# Given instruction
Only the pictures are omitted; repeat all other data exactly.

# Data provided
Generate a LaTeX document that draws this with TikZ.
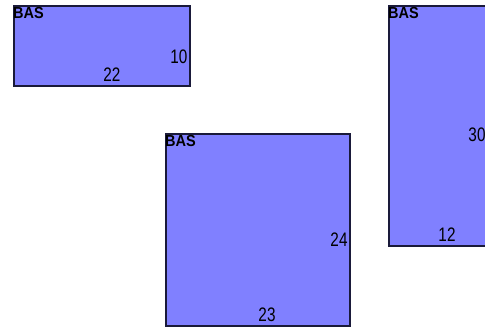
\documentclass[tikz,border=0pt]{standalone}
\usepackage{fontspec}
\setmainfont{Liberation Sans}
\definecolor{boxfill}{HTML}{8080FF}
\definecolor{boxline}{HTML}{1A1A3A}
\begin{document}
\begin{tikzpicture}[x=1pt,y=-1pt,
  bas/.style={draw=boxline,fill=boxfill,line width=1.3pt,inner sep=0pt},
  title/.style={anchor=north west,inner sep=0pt,font=\fontsize{14.5}{14.5}\selectfont\bfseries,yscale=1.1},
  num/.style={inner sep=0pt,font=\fontsize{17}{17}\selectfont,yscale=1.15,xscale=0.9}]
\useasboundingbox (0,0) rectangle (485,330);
\clip (0,0) rectangle (485,330);
\fill[white] (0,0) rectangle (485,330);
% box 1
\draw[bas] (14,6) rectangle (190,86);
\node[title] (t1) at (13,7) {BAS};
\node[num] (n1a) at (179,57) {10};
\node[num] (n1b) at (112,75) {22};
% box 2
\draw[bas] (389,6) rectangle (495,246);
\node[title] (t2) at (388,7) {BAS};
\node[num] (n2a) at (477,135) {30};
\node[num] (n2b) at (447,235) {12};
% box 3
\draw[bas] (166,134) rectangle (350,326);
\node[title] (t3) at (165,135) {BAS};
\node[num] (n3a) at (339,240) {24};
\node[num] (n3b) at (267,315) {23};
\end{tikzpicture}
\end{document}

# Exercise result
Generate a LaTeX document that draws this with TikZ.
\documentclass[tikz,border=0pt]{standalone}
\usepackage{fontspec}
\setmainfont{Liberation Sans}
\definecolor{boxfill}{HTML}{8080FF}
\definecolor{boxline}{HTML}{1A1A3A}
\begin{document}
\begin{tikzpicture}[x=1pt,y=-1pt,
  bas/.style={draw=boxline,fill=boxfill,line width=1.3pt,inner sep=0pt},
  title/.style={anchor=north west,inner sep=0pt,font=\fontsize{14.5}{14.5}\selectfont\bfseries,yscale=1.1},
  num/.style={inner sep=0pt,font=\fontsize{17}{17}\selectfont,yscale=1.15,xscale=0.9}]
\useasboundingbox (0,0) rectangle (485,330);
\clip (0,0) rectangle (485,330);
\fill[white] (0,0) rectangle (485,330);
% box 1
\draw[bas] (14,6) rectangle (190,86);
\node[title] (t1) at (13,7) {BAS};
\node[num] (n1a) at (179,57) {10};
\node[num] (n1b) at (112,75) {22};
% box 2
\draw[bas] (389,6) rectangle (495,246);
\node[title] (t2) at (388,7) {BAS};
\node[num] (n2a) at (477,135) {30};
\node[num] (n2b) at (447,235) {12};
% box 3
\draw[bas] (166,134) rectangle (350,326);
\node[title] (t3) at (165,135) {BAS};
\node[num] (n3a) at (339,240) {24};
\node[num] (n3b) at (267,315) {23};
\end{tikzpicture}
\end{document}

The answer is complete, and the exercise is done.